Game theory shouldn’t be confused with simple logic. Based on simple logic, for instance, “a nation like this would fully use digitized health data to improve patient outcomes,” said Zafer D. Ozdemir, a professor of information systems and analytics at Miami University of Ohio’s Farmer School of Business and one of the three researchers, in an interview.

Game theory, on the other hand, involves the kind of complex mathematical equations that get you published in the Journal of Theoretical and Applied Electronic Commerce Research, thereby becoming the type of Google Scholar source that periodically pops up in my email. Fortunately, the paper contained enough plain English to prompt me to reach out to better understand what he and colleagues found.

The research assumes that providers are paid on a fee-for-service basis, which data on actual payments supports as still the dominant payment structure. It also assumes consumers are interested in sharing their health data with their doctors, a position endorsed by a remarkable 91% of respondents to an October, 2023 consumer wearables survey. From there, the paper goes on to construct structured scenarios which, while certainly simplified, focus on the kind of economic forces that inevitably influence decisions.

In the paper’s baseline case, for instance, none of the competing health systems integrate patient-generated health data by themselves or by using the platform. As a result, they’re economically better off since no provider has a competitive advantage, and they all avoid the cost of integrating and monitoring the data.

In other words, existing stakeholders can do just fine by not disturbing the status quo. Unfortunately, that sounds very real-world health care.
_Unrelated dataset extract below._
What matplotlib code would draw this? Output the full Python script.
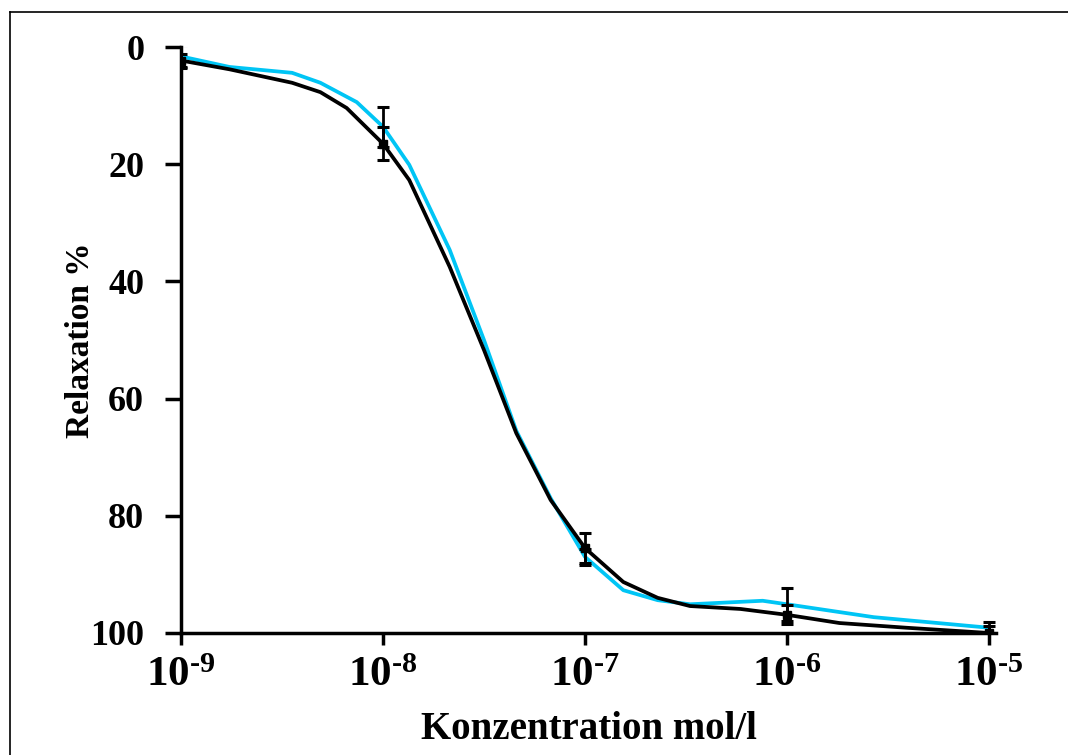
import numpy as np
import matplotlib
matplotlib.use("Agg")
import matplotlib.pyplot as plt
from matplotlib.lines import Line2D
from matplotlib.ticker import FixedLocator, FixedFormatter

# Curve points (log10 of concentration, relaxation %)
black_logc = [-9.0, -8.76, -8.45, -8.31, -8.18, -8.0, -7.87, -7.67, -7.50, -7.34,
              -7.17, -7.0, -6.81, -6.64, -6.48, -6.23, -6.0, -5.74, -5.41, -5.0]
black_rel = [2.3, 3.8, 6.1, 7.7, 10.4, 16.5, 22.7, 37.5, 51.7, 65.9,
             77.3, 85.5, 91.3, 94.0, 95.4, 95.9, 96.9, 98.3, 99.1, 100.0]

cyan_logc = [-9.0, -8.76, -8.45, -8.31, -8.13, -8.0, -7.87, -7.67, -7.50, -7.34,
             -7.17, -7.0, -6.81, -6.64, -6.48, -6.12, -6.0, -5.57, -5.0]
cyan_rel = [1.6, 3.4, 4.4, 6.1, 9.4, 13.6, 20.1, 34.6, 50.0, 65.5,
            77.0, 87.0, 92.7, 94.4, 95.1, 94.5, 95.1, 97.3, 99.1]

# Measured points with error bars
conc = [1e-9, 1e-8, 1e-7, 1e-6, 1e-5]
black_mean = [2.3, 16.5, 85.5, 96.9, 100.0]
black_err = [1.1, 2.8, 2.6, 1.6, 1.2]
cyan_mean = [1.6, 13.6, 87.0, 95.1, 99.1]
cyan_err = [2.0, 3.4, 1.4, 2.8, 0.9]

tick_vals = [1e-9, 1e-8, 1e-7, 1e-6, 1e-5]
tick_labels = ["$\\mathbf{10^{\u20109}}$", "$\\mathbf{10^{\u20108}}$", "$\\mathbf{10^{\u20107}}$",
               "$\\mathbf{10^{\u20106}}$", "$\\mathbf{10^{\u20105}}$"]

plt.rcParams["font.family"] = ["Liberation Serif", "DejaVu Serif"]
plt.rcParams["font.weight"] = "bold"
plt.rcParams["mathtext.fontset"] = "custom"
plt.rcParams["mathtext.rm"] = "Liberation Serif:bold"
plt.rcParams["mathtext.bf"] = "Liberation Serif:bold"

fig = plt.figure(figsize=(10.68, 7.55), dpi=100)
ax = fig.add_axes([0.1695, 0.1616, 0.763, 0.7761])

ax.plot(10 ** np.array(cyan_logc), cyan_rel, color="#00c5f5", lw=2.7, zorder=3)
ax.plot(10 ** np.array(black_logc), black_rel, color="black", lw=2.7, zorder=4)

ax.errorbar(conc, cyan_mean, yerr=cyan_err, fmt="none", ecolor="black",
            elinewidth=2, capsize=4.5, capthick=2.2, zorder=5)
ax.errorbar(conc, black_mean, yerr=black_err, fmt="s", color="black", ms=5.5,
            ecolor="black", elinewidth=2, capsize=4.5, capthick=2.2, zorder=6)

ax.set_xscale("log")
ax.set_xlim(1e-9, 1.083e-5)
ax.set_ylim(100, 0)
ax.xaxis.set_major_locator(FixedLocator(tick_vals))
ax.xaxis.set_major_formatter(FixedFormatter(tick_labels))
ax.xaxis.set_minor_locator(FixedLocator([]))
ax.set_yticks([0, 20, 40, 60, 80, 100])

ax.spines["top"].set_visible(False)
ax.spines["right"].set_visible(False)
ax.spines["left"].set_linewidth(2.5)
ax.spines["bottom"].set_linewidth(2.5)
ax.tick_params(axis="y", direction="out", length=11.5, width=2.5, labelsize=26, pad=15)
ax.tick_params(axis="x", direction="out", length=8.5, width=2.5, labelsize=31, pad=9)
for lab in ax.get_yticklabels():
    lab.set_fontweight("bold")

ax.set_xlabel("Konzentration mol/l", fontsize=28, fontweight="bold", labelpad=11)
ax.set_ylabel("Relaxation %", fontsize=24, fontweight="bold", labelpad=-4)

# frame lines (top and left)
fig.add_artist(Line2D([0.009, 1.0], [0.984, 0.984], color="black", lw=1.2,
                      transform=fig.transFigure))
fig.add_artist(Line2D([0.009, 0.009], [0.0, 0.984], color="black", lw=1.2,
                      transform=fig.transFigure))

fig.savefig("out.png", dpi=100)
In another scenario, a bigger health system could gain a competitive advantage by integrating patient-generated health data on its own, since it has a larger patient base over which to spread the cost than smaller competitors. “They become more attractive as a destination, and it improves the perception that they take care of patients,” said Ozdemir.

However, smaller health systems are likely to feel forced to follow suit, resulting in a situation where all providers are spending more money but aren’t gaining any new patients as a result. They lose, but the consumers still win.
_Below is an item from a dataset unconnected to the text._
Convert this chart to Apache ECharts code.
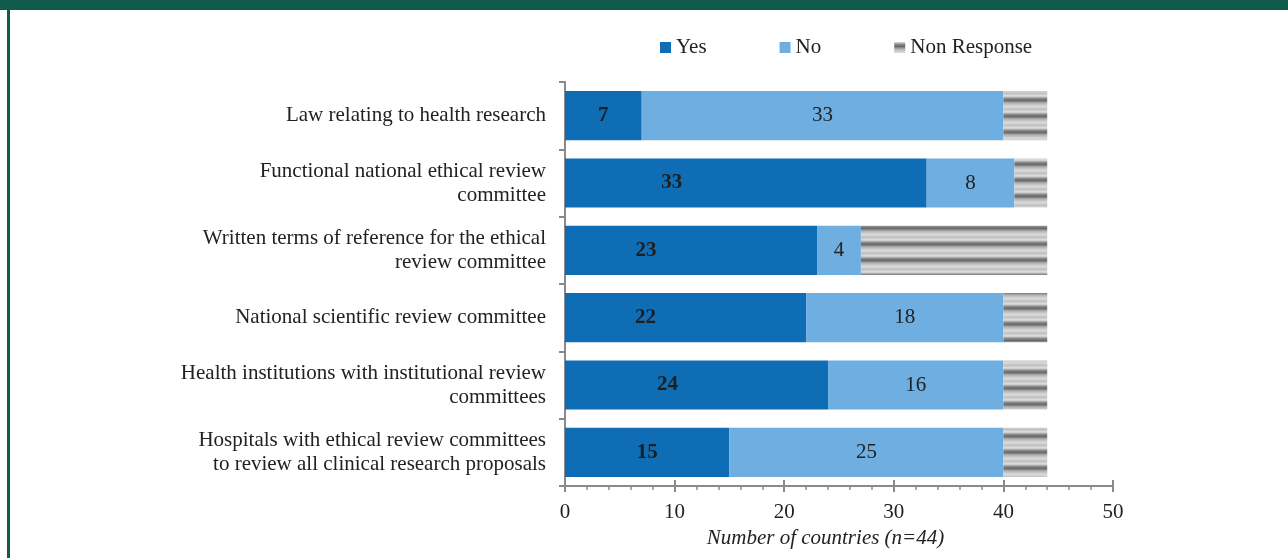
<!DOCTYPE html>
<html>
<head>
<meta charset="utf-8">
<script src="https://cdn.jsdelivr.net/npm/echarts@6/dist/echarts.min.js"></script>
<style>
html,body{margin:0;padding:0;background:#fff;}
#chart{width:1288px;height:558px;}
</style>
</head>
<body>
<div id="chart"></div>
<script>
var categories = [
    'Law relating to health research',
    'Functional national ethical review\ncommittee',
    'Written terms of reference for the ethical\nreview committee',
    'National scientific review committee',
    'Health institutions with institutional review\ncommittees',
    'Hospitals with ethical review committees\nto review all clinical research proposals'
];
var yesValues = [7, 33, 23, 22, 24, 15];
var noValues = [33, 8, 4, 18, 16, 25];
var nonResponse = [4, 3, 17, 4, 4, 4];
var xTicks = [0, 10, 20, 30, 40, 50];

// the Yes labels are not centred in the original, shift them a bit
var yesLabelDx = [0, -74, -45, -40, -29, 0];

var FONT = '"Liberation Serif", "DejaVu Serif", serif';

// grey horizontal stripes for Non Response
function stripes(){
    var c = document.createElement('canvas');
    c.width = 8; c.height = 16;
    var ctx = c.getContext('2d');
    var g = ctx.createLinearGradient(0, 0, 0, 16);
    g.addColorStop(0, '#e2e2e2');
    g.addColorStop(0.15, '#8a8a8a');
    g.addColorStop(0.28, '#6a6a6a');
    g.addColorStop(0.45, '#b4b4b4');
    g.addColorStop(0.65, '#dadada');
    g.addColorStop(0.85, '#c0c0c0');
    g.addColorStop(1, '#e2e2e2');
    ctx.fillStyle = g;
    ctx.fillRect(0, 0, 8, 16);
    return c;
}

var myChart = echarts.init(document.getElementById('chart'));

var yesData = yesValues.map(function(v, i){
    return {value: v, label: {offset: [yesLabelDx[i], 0]}};
});

option = {
    animation: false,
    textStyle: {fontFamily: FONT},
    graphic: [
        {type: 'rect', left: 0, top: 0, shape: {width: 1288, height: 10}, style: {fill: '#105b49'}},
        {type: 'rect', left: 7, top: 0, shape: {width: 3, height: 558}, style: {fill: '#105b49'}}
    ],
    legend: {
        left: 655,
        top: 32,
        itemWidth: 11,
        itemHeight: 11,
        itemGap: 73,
        icon: 'rect',
        textStyle: {fontFamily: FONT, fontSize: 21, color: '#222'},
        data: ['Yes', 'No', 'Non Response']
    },
    grid: {left: 565, right: 175, top: 82, bottom: 72, containLabel: false},
    xAxis: [{
        type: 'value',
        min: 0,
        max: 50,
        interval: 10,
        name: 'Number of countries (n=44)',
        nameLocation: 'middle',
        nameGap: 42,
        nameTextStyle: {fontFamily: FONT, fontSize: 21, fontStyle: 'italic', color: '#222', padding: [0, 27, 0, 0]},
        axisLine: {show: true, lineStyle: {color: '#8a8a8a', width: 2}},
        axisTick: {show: true, length: 6, lineStyle: {color: '#8a8a8a', width: 2}},
        minorTick: {show: true, splitNumber: 5, length: 4, lineStyle: {color: '#8a8a8a', width: 1.5}},
        splitLine: {show: false},
        axisLabel: {fontFamily: FONT, fontSize: 21, color: '#222', margin: 16,
            formatter: function(v){ return xTicks.indexOf(v) >= 0 ? v : ''; }}
    }, {
        // upper half of the crossing major ticks
        type: 'value',
        min: 0,
        max: 50,
        interval: 10,
        position: 'bottom',
        axisLine: {show: false},
        axisTick: {show: true, inside: true, length: 6, lineStyle: {color: '#8a8a8a', width: 2}},
        axisLabel: {show: false},
        splitLine: {show: false}
    }],
    yAxis: {
        type: 'category',
        inverse: true,
        data: categories,
        axisLine: {show: true, lineStyle: {color: '#8a8a8a', width: 2}},
        axisTick: {show: true, length: 6, lineStyle: {color: '#8a8a8a', width: 2}},
        axisLabel: {fontFamily: FONT, fontSize: 21, lineHeight: 24, color: '#222', margin: 19, align: 'right'}
    },
    series: [
        {
            name: 'Yes',
            type: 'bar',
            stack: 'all',
            barWidth: '73%',
            itemStyle: {color: '#0f6db6'},
            label: {show: true, position: 'inside', fontFamily: FONT, fontSize: 21, fontWeight: 'bold', color: '#1e1e1e'},
            data: yesData
        },
        {
            name: 'No',
            type: 'bar',
            stack: 'all',
            itemStyle: {color: '#6eaee0'},
            label: {show: true, position: 'inside', fontFamily: FONT, fontSize: 21, color: '#222'},
            data: noValues
        },
        {
            name: 'Non Response',
            type: 'bar',
            stack: 'all',
            itemStyle: {color: {image: stripes(), repeat: 'repeat'}},
            label: {show: false},
            data: nonResponse
        }
    ]
};
myChart.setOption(option);
</script>
</body>
</html>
But what happens when there’s a third-party platform into which consumers can feed all their data and which providers can use for data integration ? Here’s where things get tricky. The researchers assume that consumers lose part of their “welfare gain” when a third-party platform is involved because they’ll worry more about privacy. (Concern about privacy was, indeed, prominent, in the 2023 consumer survey mentioned earlier.)
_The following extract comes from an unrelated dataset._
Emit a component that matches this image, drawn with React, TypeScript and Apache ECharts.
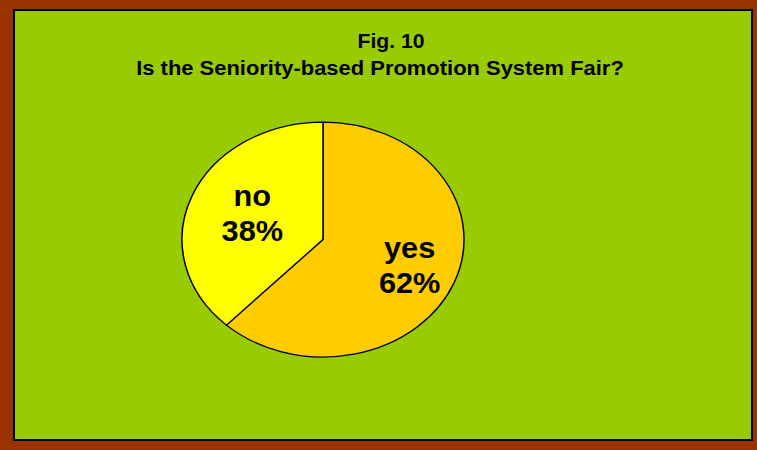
import React, { useEffect, useRef } from "react";
import * as echarts from "echarts";

const categories = ["yes", "no"];
const values = [62, 38];
const sliceColors = ["#FFCC00", "#FFFF00"];
const titleLines = ["Fig. 10", "Is the Seniority-based Promotion System Fair?"];

const FONT = "'Liberation Sans', Arial, sans-serif";

export default function App() {
  const ref = useRef<HTMLDivElement>(null);
  useEffect(() => {
    const chart = echarts.init(ref.current!, null, { renderer: "svg" });
    const total = values.reduce((a, b) => a + b, 0);
    const cx = 323;
    const cy = 239.5;
    const rx = 141;
    const ry = 117.5;
    const option: any = {
      animation: false,
      backgroundColor: "#993300",
      graphic: [
        {
          type: "rect",
          z: -10,
          shape: { x: 14, y: 10, width: 738, height: 430 },
          style: { fill: "#99CC00", stroke: "#000000", lineWidth: 2 },
        },
        {
          type: "text",
          x: 391,
          y: 41,
          scaleX: 1.06,
          style: {
            text: titleLines[0],
            fill: "#000000",
            font: `bold 20px ${FONT}`,
            align: "center",
            verticalAlign: "middle",
          },
        },
        {
          type: "text",
          x: 380,
          y: 68,
          scaleX: 1.045,
          style: {
            text: titleLines[1],
            fill: "#000000",
            font: `bold 21px ${FONT}`,
            align: "center",
            verticalAlign: "middle",
          },
        },
      ],
      series: [
        {
          type: "custom",
          coordinateSystem: "none",
          data: categories.map((c, i) => ({ name: c, value: values[i] })),
          renderItem: (params: any, api: any) => {
            const i = params.dataIndex;
            let before = 0;
            for (let k = 0; k < i; k++) before += values[k];
            const v = api.value(0);
            const start = -Math.PI / 2 + (before / total) * 2 * Math.PI;
            const end = start + (v / total) * 2 * Math.PI;
            const mid = (start + end) / 2;
            const lx = cx + 0.6 * rx * Math.cos(mid) + 8;
            const ly = cy + 0.6 * ry * Math.sin(mid);
            return {
              type: "group",
              children: [
                {
                  type: "sector",
                  x: cx,
                  y: cy,
                  scaleY: ry / rx,
                  shape: { cx: 0, cy: 0, r: rx, r0: 0, startAngle: start, endAngle: end, clockwise: true },
                  style: { fill: sliceColors[i], stroke: "#000000", lineWidth: 1.5, strokeNoScale: true },
                },
                {
                  type: "text",
                  x: lx,
                  y: ly,
                  scaleX: 1.06,
                  style: {
                    text: `${categories[i]}\n${Math.round((v / total) * 100)}%`,
                    fill: "#000000",
                    font: `bold 29px ${FONT}`,
                    lineHeight: 35,
                    align: "center",
                    verticalAlign: "middle",
                  },
                },
              ],
            };
          },
        },
      ],
    };
    chart.setOption(option);
    return () => chart.dispose();
  }, []);
  return (
    <div
      ref={ref}
      style={{ position: "fixed", left: 0, top: 0, width: 757, height: 450 }}
    />
  );
}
On the other hand, having your data reside in an outside platform makes it easier to switch providers. That’s a gain for consumers and smaller competitors, but a situation a that makes the largest health system nervous. As a result, said Ozdemir, smaller providers will be more eager to join a cloud-based platform, while larger players will have to be lured by attractive pricing or pushed by consumer pressure.

“You cannot afford to be left behind, especially with the changes in expectation of the younger generation growing up in technology,” he told me. “Regardless of any profit-related argument, integrating patient-generated health data will be forced on them.”

The researchers warn about “monopolistic practices” and urge legislators and regulators to pay attention to the security and privacy risks with third parties. They also note that “professionals’ views regarding high-quality health apps may not reflect patients’ views.”

Patient-generated health data still varies widely in reliability, and hospitals are certainly in no position yet to integrate that data in anything other than a narrow sense. Still, the future is clear.

“When it comes to patient-generated health data, everyone should be interested in better health outcomes with as fewer costs as possible,” Ozdemir said. But of course, in the real world, “a lot of it is about who controls the data.”

Whether consumers themselves win that game remains to be seen.